L’Italia, al contrario, s’è presentata all’appuntamento in ordine sparso: da un lato, la collettiva promossa da Camera di commercio Italo-Cinese, Fondazione Italia Cina e Aice (Associazione italiana commercio estero); dall’altra, la presenza parallela del gruppo targato Ice (Agenzia per la promozione all’estero e l’internazionalizzazione delle imprese italiane). Insomma, se volessimo reinterpretare una massima del celebre Gattopardo di Giuseppe Tomasi di Lampedusa, potremmo dire che in questa grande epoca di cambiamento “tutto sia rimasto com’è”: l’Italia, all’interno della rassegna di Shanghai, s’è mossa “a macchia di leopardo”, priva di una strategia unitaria di promozione e di rappresentazione di sé.
Certo, proprio in coincidenza dell’arrivo del vicepresidente del Consiglio dei ministri, Luigi Di Maio, le agenzie di stampa hanno annunciato le importanti commesse concordate dal nostro Paese, in campo tecnologico e agroalimentare e solo a beneficio di grandi gruppi, pari a un miliardo di euro circa. Come italiano e imprenditore non posso che gioire per il risultato raggiunto dalla compagine governativa, ma non posso nascondere il mio personale disappunto per la scarsa attenzione riservata alle micro e piccole imprese italiane presenti. Si tratta, del resto, di realtà che rappresentano il 99,4% della nostra economia: esse, operando attraverso la nostra rete, tentano di approcciarsi a un mercato così imponente ma, allo stesso tempo, complesso e complicato, senza un benché minimo supporto capace di dischiuderne le potenzialità.
Mi chiedo, dunque, quale sia stata l’obiezione fatta alla creazione di una cornice unitaria alla presenza italiana. Inoltre, mi risulta del tutto incomprensibile il ruolo assunto dall’Ice (a tratti autoreferenziale) nell’occasione, oltre che la totale assenza di coordinamento tra la stessa Agenzia, il ministero allo Sviluppo economico, la Camera di commercio Italo-Cinese e l’Aice. Un’azione congiunta tra gli attori impegnati nello sviluppo del made in Italy in Cina – capace di supportare tutte le imprese – è, del resto, l’orizzonte minimo a cui dobbiamo traguardare. Per questa ragione, mi auguro che nella pianificazione dei prossimi appuntamenti internazionali tali soggetti possano confrontarsi, in modo costruttivo, per valorizzare le nostre eccellenze in Cina e, più in generale, nel mercato globale.
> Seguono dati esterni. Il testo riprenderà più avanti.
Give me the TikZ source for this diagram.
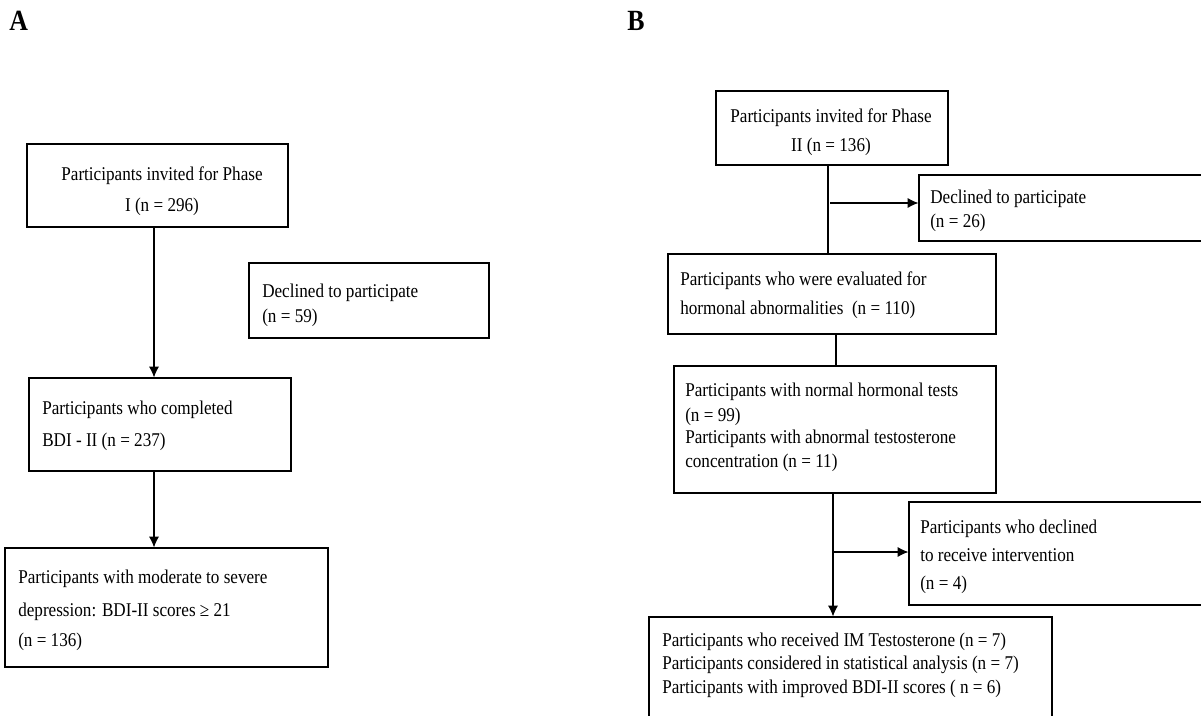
\documentclass[tikz,border=0pt]{standalone}
\usepackage{fontspec}
\setmainfont{Liberation Serif}[FakeStretch=0.88]
\usepackage{tikz}
\usetikzlibrary{arrows.meta}
\usetikzlibrary{fit}

\begin{document}
\begin{tikzpicture}[x=0.75pt,y=-0.75pt,>={Latex[length=8pt,width=7.5pt]},
    box/.style={draw,line width=0.9pt,inner sep=0pt},
    txt/.style={anchor=base west,inner sep=0pt,font=\fontsize{14.6}{17}\selectfont},
    ctxt/.style={anchor=base,inner sep=0pt,font=\fontsize{14.6}{17}\selectfont},
    arr/.style={->,line width=0.8pt},
    lin/.style={line width=0.8pt}]
  \useasboundingbox (0,0) rectangle (1201,716);
  \clip (0,0) rectangle (1201,716);

  % panel A
  \node[anchor=base west,inner sep=0pt,font=\bfseries\fontsize{22}{26}\selectfont] (labA) at (9,31) {A};
  \node[box,fit={(27,144) (288,227)}] (a1) {};
  \node[box,fit={(249,263) (489,338)}] (a2) {};
  \node[box,fit={(29,378) (291,471)}] (a3) {};
  \node[box,fit={(5,548) (328,667)}] (a4) {};

  \node[ctxt] (a1t1) at (162,181) {Participants invited for Phase};
  \node[ctxt] (a1t2) at (162,212) {I (n = 296)};
  \node[txt] (a2t1) at (262,297) {Declined to participate};
  \node[txt] (a2t2) at (262,322) {(n = 59)};
  \node[txt] (a3t1) at (42,414) {Participants who completed};
  \node[txt] (a3t2) at (42,446) {BDI - II (n = 237)};
  \node[txt] (a4t1) at (18,583) {Participants with moderate to severe};
  \node[txt] (a4t2) at (18,616) {depression: BDI-II scores ≥ 21};
  \node[txt] (a4t3) at (18,646) {(n = 136)};

  \coordinate (colA) at (154,0);
  \draw[arr] (a1.south -| colA) -- (a3.north -| colA);
  \draw[arr] (a3.south -| colA) -- (a4.north -| colA);

  % panel B
  \node[anchor=base west,inner sep=0pt,font=\bfseries\fontsize{22}{26}\selectfont] (labB) at (627,31) {B};
  \node[box,fit={(716,91) (948,165)}] (b1) {};
  \node[box,fit={(919,175) (1215,241)}] (b2) {};
  \node[box,fit={(668,254) (996,334)}] (b3) {};
  \node[box,fit={(674,366) (996,493)}] (b4) {};
  \node[box,fit={(909,502) (1215,605)}] (b5) {};
  \node[box,fit={(649,617) (1052,730)}] (b6) {};

  \node[ctxt] (b1t1) at (831,123) {Participants invited for Phase};
  \node[ctxt] (b1t2) at (831,152) {II (n = 136)};
  \node[txt] (b2t1) at (930,204) {Declined to participate};
  \node[txt] (b2t2) at (930,228) {(n = 26)};
  \node[txt] (b3t1) at (680,286) {Participants who were evaluated for};
  \node[txt] (b3t2) at (680,314) {hormonal abnormalities\ \ (n = 110)};
  \node[txt] (b4t1) at (685,396) {Participants with normal hormonal tests};
  \node[txt] (b4t2) at (685,421) {(n = 99)};
  \node[txt] (b4t3) at (685,443) {Participants with abnormal testosterone};
  \node[txt] (b4t4) at (685,467) {concentration (n = 11)};
  \node[txt] (b5t1) at (920,533) {Participants who declined};
  \node[txt] (b5t2) at (920,561) {to receive intervention};
  \node[txt] (b5t3) at (920,589) {(n = 4)};
  \node[txt] (b6t1) at (662,646) {Participants who received IM Testosterone (n = 7)};
  \node[txt] (b6t2) at (662,669) {Participants considered in statistical analysis (n = 7)};
  \node[txt] (b6t3) at (662,693) {Participants with improved BDI-II scores ( n = 6)};

  \coordinate (colB1) at (828,0);
  \coordinate (colB2) at (836,0);
  \coordinate (colB3) at (833,0);
  \coordinate (j1) at (830,203);
  \coordinate (j2) at (833,552);
  \draw[lin] (b1.south -| colB1) -- (b3.north -| colB1);
  \draw[arr] (j1) -- (b2.west |- j1);
  \draw[lin] (b3.south -| colB2) -- (b4.north -| colB2);
  \draw[arr] (b4.south -| colB3) -- (b6.north -| colB3);
  \draw[arr] (j2) -- (b5.west |- j2);
\end{tikzpicture}
\end{document}
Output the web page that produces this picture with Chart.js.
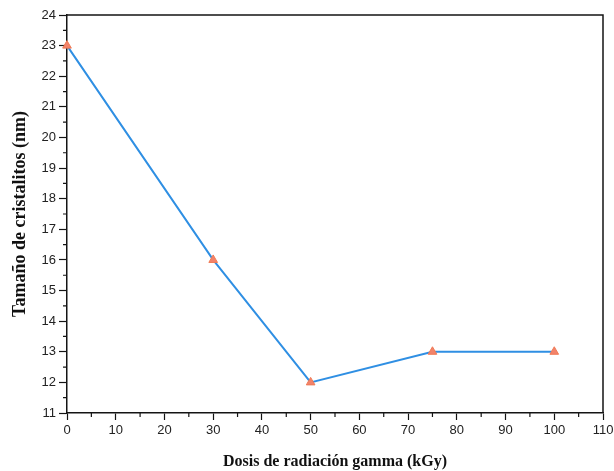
<!DOCTYPE html>
<html>
<head>
<meta charset="utf-8">
<script src="https://cdn.jsdelivr.net/npm/chart.js@4/dist/chart.umd.min.js"></script>
<style>
  html, body { margin: 0; padding: 0; background: #fff; }
  #wrap { width: 614px; height: 471px; position: relative; }
</style>
</head>
<body>
<div id="wrap"><canvas id="c" width="614" height="471"></canvas></div>
<script>
// Crystallite size versus gamma irradiation dose
const doses = [0, 30, 50, 75, 100];          // kGy
const sizes = [23, 16, 12, 13, 13];          // nm
const xTicks = [0, 10, 20, 30, 40, 50, 60, 70, 80, 90, 100, 110];
const yTicks = [11, 12, 13, 14, 15, 16, 17, 18, 19, 20, 21, 22, 23, 24];

const AXIS = '#141414';
const tickFont = { family: '"Liberation Sans", Arial, sans-serif', size: 13 };
const serif = '"Liberation Serif", "Times New Roman", serif';

// Minor ticks between the labelled ones, plus the top and right frame lines
const frame = {
  id: 'frame',
  afterDraw(chart) {
    const { ctx, chartArea: a, scales: { x, y } } = chart;
    ctx.save();
    ctx.strokeStyle = AXIS;
    ctx.lineWidth = 1.5;
    ctx.beginPath();
    ctx.moveTo(a.left, a.top); ctx.lineTo(a.right, a.top); ctx.lineTo(a.right, a.bottom);
    ctx.stroke();
    ctx.lineWidth = 1.2;
    ctx.beginPath();
    for (let i = 0; i < xTicks.length - 1; i++) {
      const px = x.getPixelForValue((xTicks[i] + xTicks[i + 1]) / 2);
      ctx.moveTo(px, a.bottom); ctx.lineTo(px, a.bottom + 4);
    }
    for (let i = 0; i < yTicks.length - 1; i++) {
      const py = y.getPixelForValue((yTicks[i] + yTicks[i + 1]) / 2);
      ctx.moveTo(a.left, py); ctx.lineTo(a.left - 4, py);
    }
    ctx.stroke();
    ctx.restore();
  }
};

new Chart(document.getElementById('c'), {
  type: 'scatter',
  data: {
    datasets: [{
      data: doses.map((d, i) => ({ x: d, y: sizes[i] })),
      showLine: true,
      borderColor: '#2f8fe3',
      borderWidth: 2,
      pointStyle: 'triangle',
      pointRadius: 5,
      pointBackgroundColor: '#f2836b',
      pointBorderColor: '#f07a55',
      pointBorderWidth: 1,
      tension: 0,
      clip: false
    }]
  },
  options: {
    responsive: false,
    animation: false,
    layout: { padding: { top: 15, right: 0, left: 0, bottom: 0 } },
    plugins: { legend: { display: false }, tooltip: { enabled: false } },
    scales: {
      x: {
        type: 'linear',
        min: 0, max: 110,
        afterBuildTicks: s => { s.ticks = xTicks.map(v => ({ value: v })); },
        afterFit: s => { s.height = 58; s.paddingRight = 11; },
        border: { color: AXIS, width: 1.5 },
        grid: { drawOnChartArea: false, tickLength: 7, tickColor: AXIS, tickWidth: 1.2 },
        ticks: { color: '#222', font: tickFont, padding: 3, maxRotation: 0 },
        title: { display: true, text: 'Dosis de radiación gamma (kGy)', color: '#111',
                 font: { family: serif, size: 16, weight: 'bold' }, padding: { top: 6, bottom: 0 } }
      },
      y: {
        type: 'linear',
        min: 11, max: 24,
        afterBuildTicks: s => { s.ticks = yTicks.map(v => ({ value: v })); },
        afterFit: s => { s.width = 67; },
        border: { color: AXIS, width: 1.5 },
        grid: { drawOnChartArea: false, tickLength: 8, tickColor: AXIS, tickWidth: 1.2 },
        ticks: { color: '#222', font: tickFont, padding: 3 },
        title: { display: true, text: 'Tamaño de cristalitos (nm)', color: '#111',
                 font: { family: serif, size: 18, weight: 'bold' }, padding: { top: 10, bottom: 4 } }
      }
    }
  },
  plugins: [frame]
});
</script>
</body>
</html>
Concludo con un’ultima considerazione, legata all’impegno di Xi Jinping. Il leader cinese è al lavoro per creare nessi, collegamenti e ponti con il mondo. Alcuni ritengono che la sua politica, che trova nell’apertura ai mercati globali il suo sbocco naturale, possa consegnare alla Cina una centralità assoluta sullo scacchiere internazionale. Io, invece, vivo la strategia di sviluppo di Pechino come una grande opportunità, capace di mettere a confronto due grandi storie, tradizioni e culture.
Chi considera la Cina solo alla stregua di un pericolo nasconde, oggi, una fragilità identitaria e di idealità e persegue, allo stesso tempo, un obiettivo che va esattamente all’opposto del dialogo promosso da Papa Francesco e dalla Chiesa in Cina. Più che scatenare allarmi o annunciare chissà quali scenari, occorre allora accogliere lo spirito espresso dallo slogan della manifestazione: “new era, shared future”.
Siamo disposti ad accettare questa sfida? Io, come promotore di una rete di micro e piccole imprese, la accetto.